Ps- I basically posted to trash Euclideon hah, wasn’t intentional, but it was a big disappointment.

I think I’ve listed few quite obvious issues of polygonal approach in this thread and quite a few advantages of volumetric approach here.
Repeating it all over again is pointless.

Trying to change your opinion would take too much time to my liking, so I won’t be doing that. You have the internet access, look things up, draw your own conclusions. My opinion makes sense to me and that’s good enough for me.

This is unfortunate. Perhaps someone will eventually come up with something better.

Oh, it was a scam? So that’s that kind of word that is used to describe the effort to bring new tech? I wasn’t aware that one can change the world with in a year. Kool storwy…
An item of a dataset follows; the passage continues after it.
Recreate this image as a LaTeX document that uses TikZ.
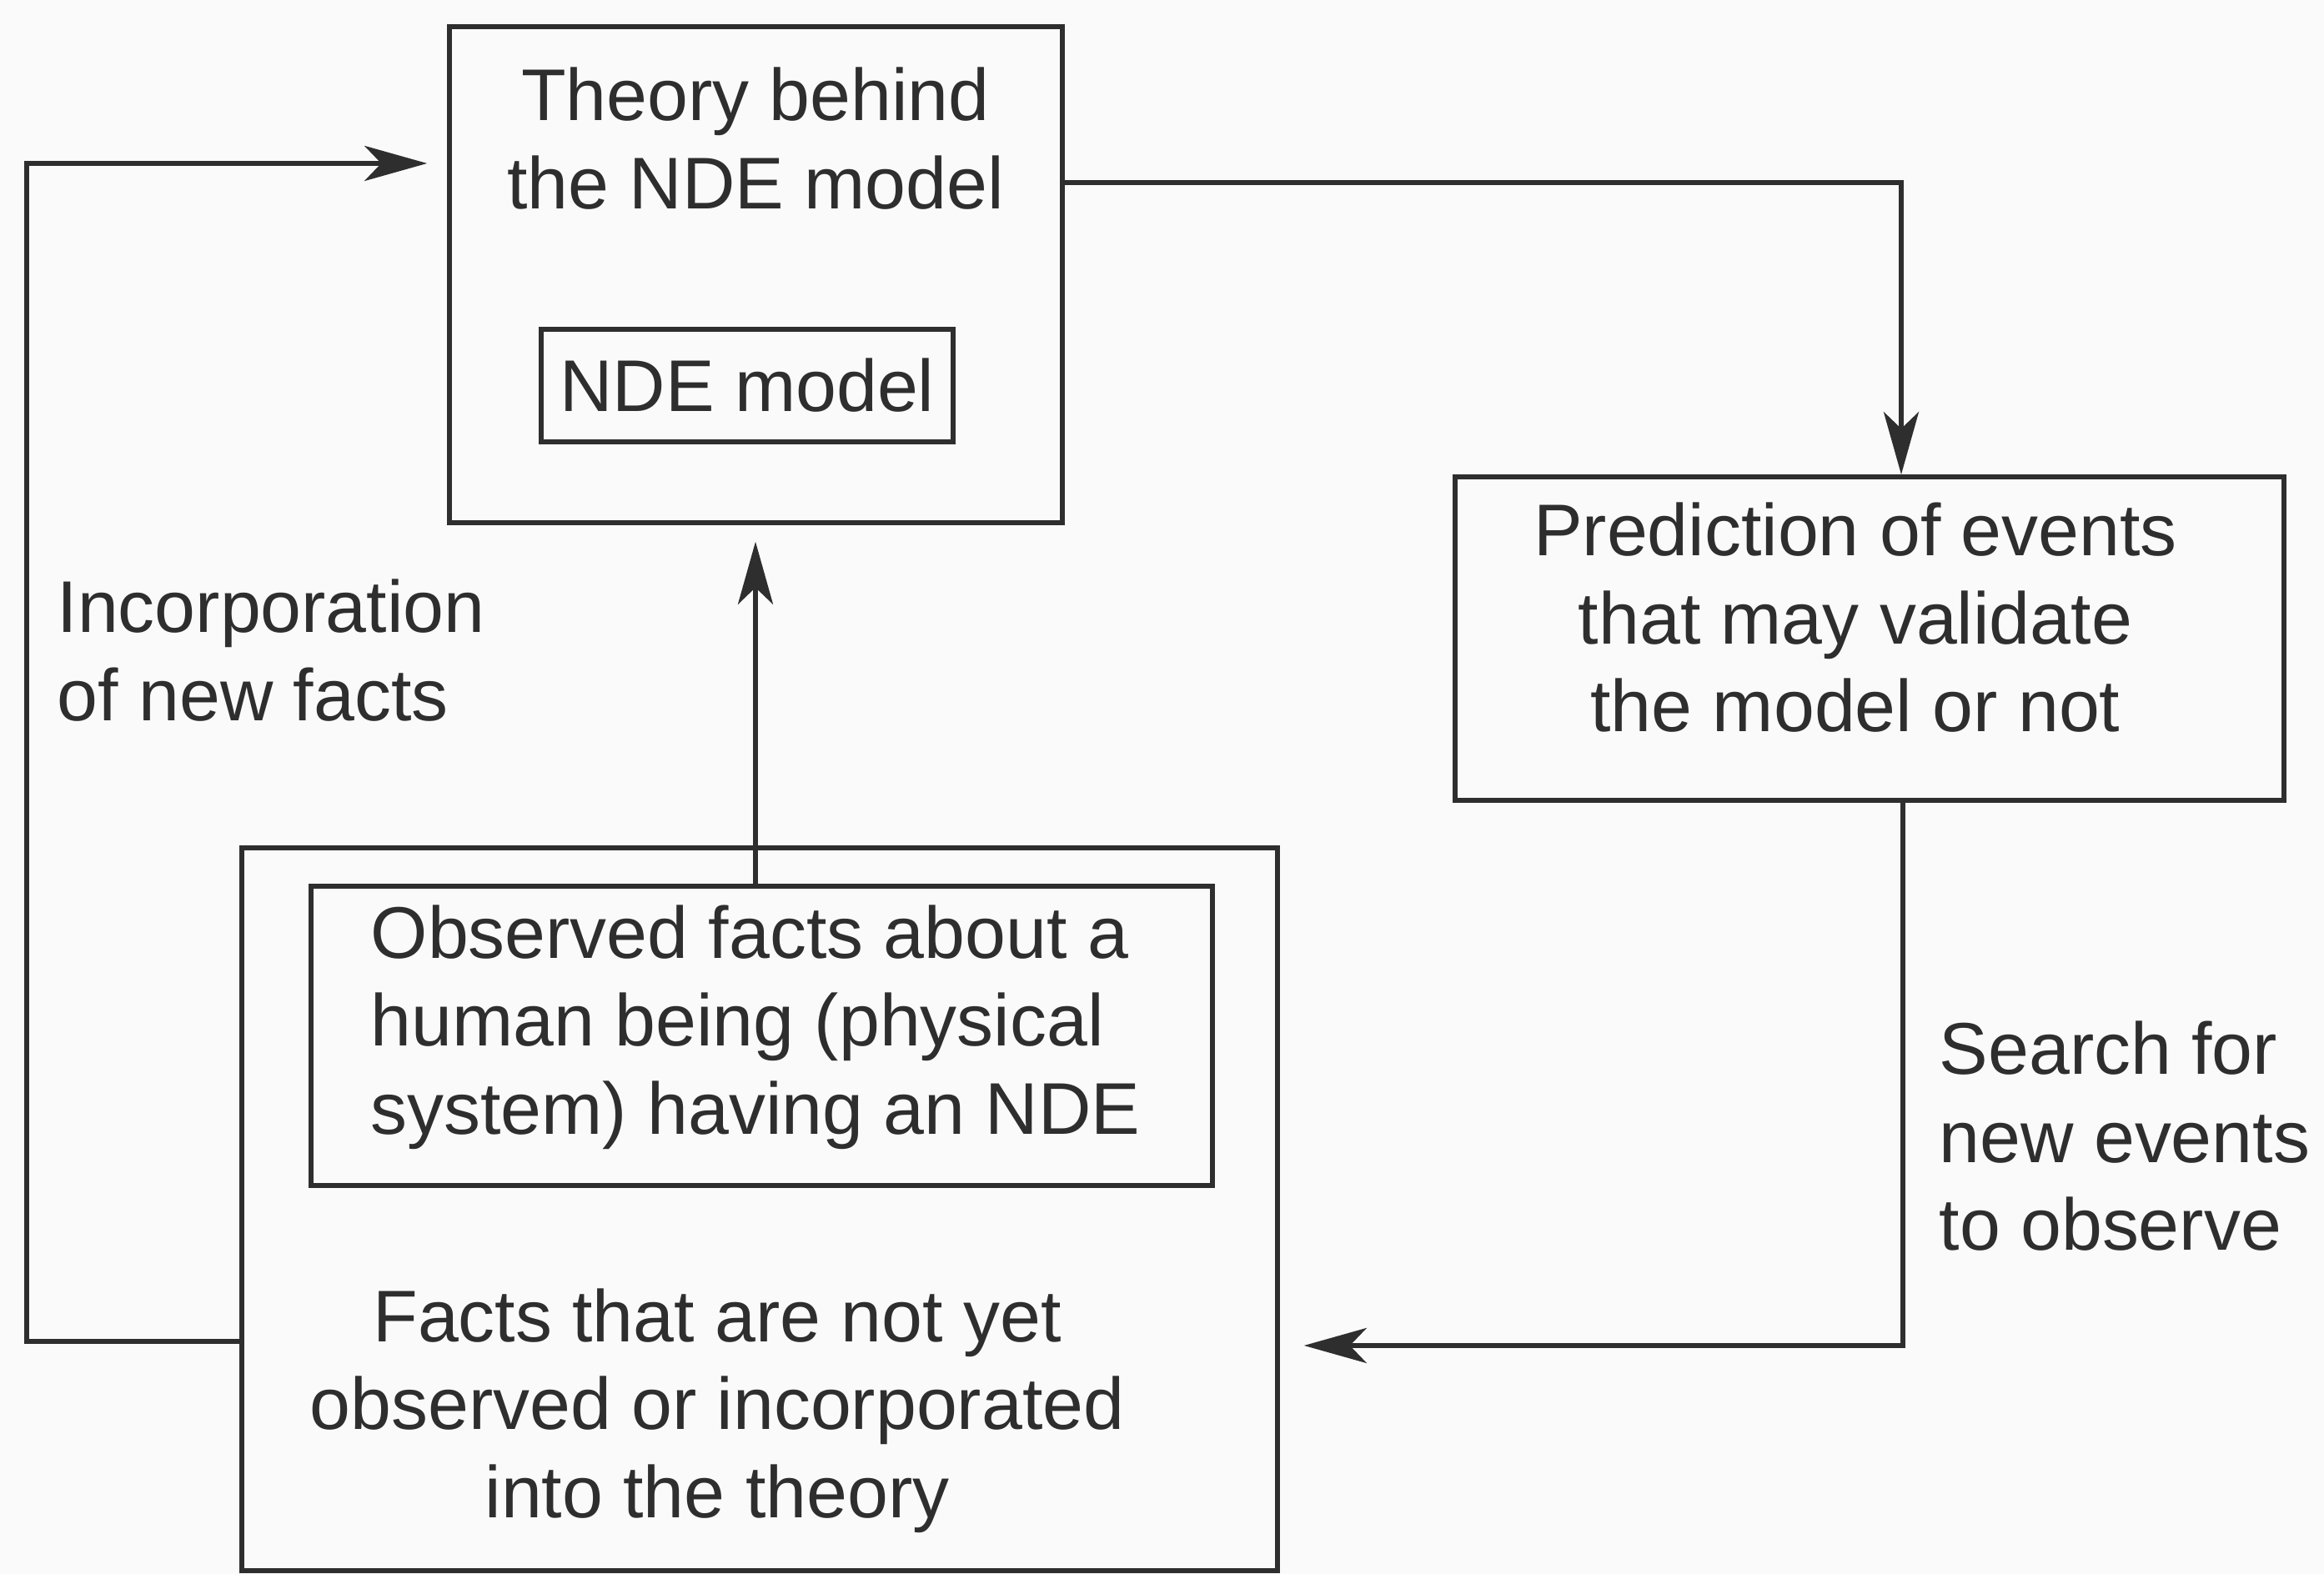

And no. One doesn’t need animation, if one only wanted to replace the static part of a world, like terrain. This is called a hybrid. Also the thing is, that since 2011, Euclideon is still around and works hard to make this tech a reality. And hey, guess what? Those so called “scammers” made their way into that geo thing business, and actually contributed with their technology and make some money now. Their goals of bringing this tech to the gaming world still exists, too. I read that there are two games in the work. We should learn more about this in 2016 and see the implemented animation as well.

Thanks for saying “called voxel at the time”, because it seems that some don’t realize it ain’t actual voxels in Outcast.